EXERCISE OBJECTIVE:
For each line below that contains the string "this", copy that line.

╔══

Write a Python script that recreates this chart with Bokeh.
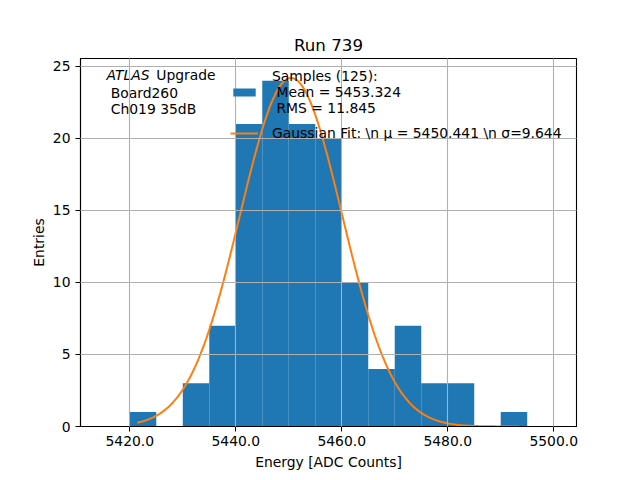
import numpy as np
from bokeh.plotting import figure
from bokeh.models import Range1d, Legend, LegendItem, Label, FixedTicker, PrintfTickFormatter
from bokeh.embed import file_html
from bokeh.resources import INLINE

# histogram bins (width 5 ADC counts) and entries per bin
bin_edges = [5420, 5425, 5430, 5435, 5440, 5445, 5450, 5455, 5460,
             5465, 5470, 5475, 5480, 5485, 5490, 5495]
entries = [1, 0, 3, 7, 21, 24, 21, 20, 10, 4, 7, 3, 3, 0, 1]

# gaussian fit parameters as quoted in the legend
fit_mu = 5450.441
fit_sigma = 9.644
fit_amp = 24.2
fit_xmin, fit_xmax = 5421.4, 5493.4

n_samples = 125
mean_val = 5453.324
rms_val = 11.845

FONT = "DejaVu Sans"
BLUE = "#1f77b4"
ORANGE = "#ff7f0e"

fx = np.linspace(fit_xmin, fit_xmax, 200)
fy = fit_amp * np.exp(-(fx - fit_mu) ** 2 / (2 * fit_sigma ** 2))

p = figure(width=632, height=472, output_backend="svg", toolbar_location=None,
           x_range=Range1d(5410.7, 5504.3), y_range=Range1d(0, 25.55),
           title="Run 739")
p.min_border_left = 80
p.min_border_right = 56
p.min_border_top = 58
p.min_border_bottom = 45
p.background_fill_color = "white"
p.border_fill_color = "white"
p.outline_line_color = "black"
p.outline_line_width = 1.1

p.title.text_font = FONT
p.title.text_font_size = "16.7px"
p.title.text_font_style = "normal"
p.title.text_color = "black"
p.title.align = "center"
p.title.standoff = 7

bars = p.quad(left=bin_edges[:-1], right=bin_edges[1:], top=entries, bottom=0,
              fill_color=BLUE, line_color=None)
fit = p.line(fx, fy, line_color=ORANGE, line_width=2)

for ax in (p.xaxis[0], p.yaxis[0]):
    ax.axis_line_color = "black"
    ax.axis_line_width = 1.1
    ax.major_tick_out = 5
    ax.major_tick_in = 0
    ax.major_tick_line_color = "black"
    ax.minor_tick_line_color = None
    ax.major_label_text_font = FONT
    ax.major_label_text_font_size = "13.9px"
    ax.major_label_text_color = "black"
    ax.axis_label_text_font = FONT
    ax.axis_label_text_font_size = "13.9px"
    ax.axis_label_text_font_style = "normal"
    ax.axis_label_text_color = "black"

p.xaxis.ticker = FixedTicker(ticks=[5420, 5440, 5460, 5480, 5500])
p.xaxis.formatter = PrintfTickFormatter(format="%.1f")
p.xaxis.axis_label = "Energy [ADC Counts]"
p.xaxis.major_label_standoff = 4
p.xaxis.axis_label_standoff = 5
p.yaxis.ticker = FixedTicker(ticks=[0, 5, 10, 15, 20, 25])
p.yaxis.axis_label = "Entries"
p.yaxis.major_label_standoff = 5
p.yaxis.axis_label_standoff = 3

for g in (p.xgrid[0], p.ygrid[0]):
    g.grid_line_color = "#b0b0b0"
    g.grid_line_width = 1.1
    g.level = "overlay"

samples_label = "Samples (%d):\n Mean = %.3f\n RMS = %.3f" % (n_samples, mean_val, rms_val)
fit_label = "Gaussian Fit: \\n \u03bc = %.3f \\n \u03c3=%.3f" % (fit_mu, fit_sigma)
legend = Legend(items=[LegendItem(label=samples_label, renderers=[bars]),
                       LegendItem(label=fit_label, renderers=[fit])],
                location=(150, 285), orientation="vertical",
                border_line_color=None, background_fill_alpha=0,
                label_text_font=FONT, label_text_font_size="13.9px",
                label_text_color="black",
                glyph_width=28, glyph_height=10, padding=0, margin=0,
                spacing=9, label_standoff=14, label_text_line_height=1.25)
p.add_layout(legend)

# experiment tag, top left
tag_style = dict(text_font=FONT, text_font_size="13.9px", text_baseline="middle",
                 text_color="black")
p.add_layout(Label(x=5415.6, y=24.38, text="ATLAS", text_font_style="italic", **tag_style))
p.add_layout(Label(x=5425.0, y=24.38, text="Upgrade", **tag_style))
p.add_layout(Label(x=5416.4, y=23.12, text="Board260", **tag_style))
p.add_layout(Label(x=5416.4, y=22.02, text="Ch019 35dB", **tag_style))

open("out.html", "w").write(file_html(p, INLINE))
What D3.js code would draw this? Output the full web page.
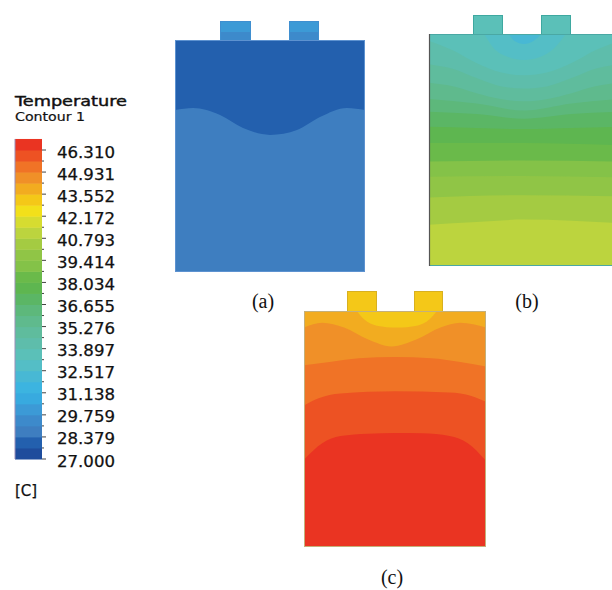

╚══

EXERCISE OUTPUT:
Write a Python script that recreates this chart with Bokeh.
What D3.js code would draw this? Output the full web page.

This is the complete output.